(Records with drawing code)
#####

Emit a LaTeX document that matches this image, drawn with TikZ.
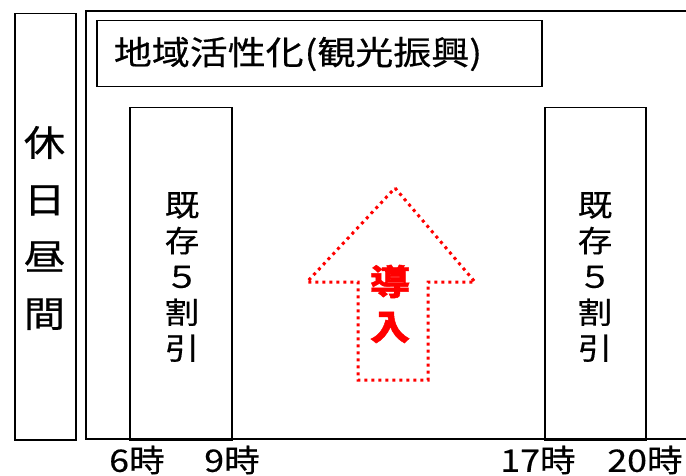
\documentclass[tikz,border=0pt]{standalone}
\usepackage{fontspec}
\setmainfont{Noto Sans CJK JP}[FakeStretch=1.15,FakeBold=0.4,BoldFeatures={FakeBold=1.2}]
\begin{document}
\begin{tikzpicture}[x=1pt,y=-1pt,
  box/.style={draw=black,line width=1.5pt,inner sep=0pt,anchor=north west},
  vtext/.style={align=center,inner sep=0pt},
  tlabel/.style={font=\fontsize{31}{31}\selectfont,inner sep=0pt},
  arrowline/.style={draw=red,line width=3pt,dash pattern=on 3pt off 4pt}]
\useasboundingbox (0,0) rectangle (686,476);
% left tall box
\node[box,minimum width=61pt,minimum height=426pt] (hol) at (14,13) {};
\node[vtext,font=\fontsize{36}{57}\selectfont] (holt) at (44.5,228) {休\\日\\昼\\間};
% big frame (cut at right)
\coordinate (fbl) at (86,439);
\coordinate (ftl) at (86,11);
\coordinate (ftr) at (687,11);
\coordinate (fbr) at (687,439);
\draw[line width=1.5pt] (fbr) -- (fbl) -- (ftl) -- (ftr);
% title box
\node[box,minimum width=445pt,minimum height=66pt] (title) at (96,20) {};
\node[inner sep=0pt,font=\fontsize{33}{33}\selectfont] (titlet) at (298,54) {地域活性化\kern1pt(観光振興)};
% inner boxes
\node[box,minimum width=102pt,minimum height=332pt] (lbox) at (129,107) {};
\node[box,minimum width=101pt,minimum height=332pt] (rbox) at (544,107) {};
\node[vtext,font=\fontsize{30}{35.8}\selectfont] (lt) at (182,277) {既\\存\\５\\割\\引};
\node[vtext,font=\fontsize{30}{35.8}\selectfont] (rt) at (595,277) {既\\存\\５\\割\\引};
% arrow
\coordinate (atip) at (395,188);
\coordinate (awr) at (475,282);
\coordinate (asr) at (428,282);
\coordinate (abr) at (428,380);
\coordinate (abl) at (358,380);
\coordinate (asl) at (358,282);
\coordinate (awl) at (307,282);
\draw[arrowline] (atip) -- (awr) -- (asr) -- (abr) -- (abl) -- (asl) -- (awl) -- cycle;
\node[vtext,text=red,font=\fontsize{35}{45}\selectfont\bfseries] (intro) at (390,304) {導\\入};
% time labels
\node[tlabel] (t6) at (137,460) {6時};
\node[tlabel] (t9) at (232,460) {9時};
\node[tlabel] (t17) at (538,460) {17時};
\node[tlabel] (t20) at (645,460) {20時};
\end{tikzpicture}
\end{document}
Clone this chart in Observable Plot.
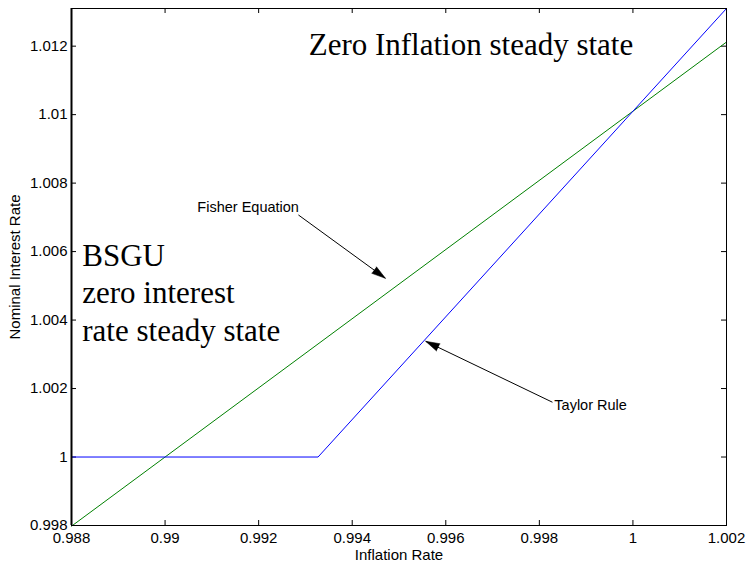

#####

Aim: Reply with the number of lines in the data that include the string "this" and nothing else.

Correct output: 2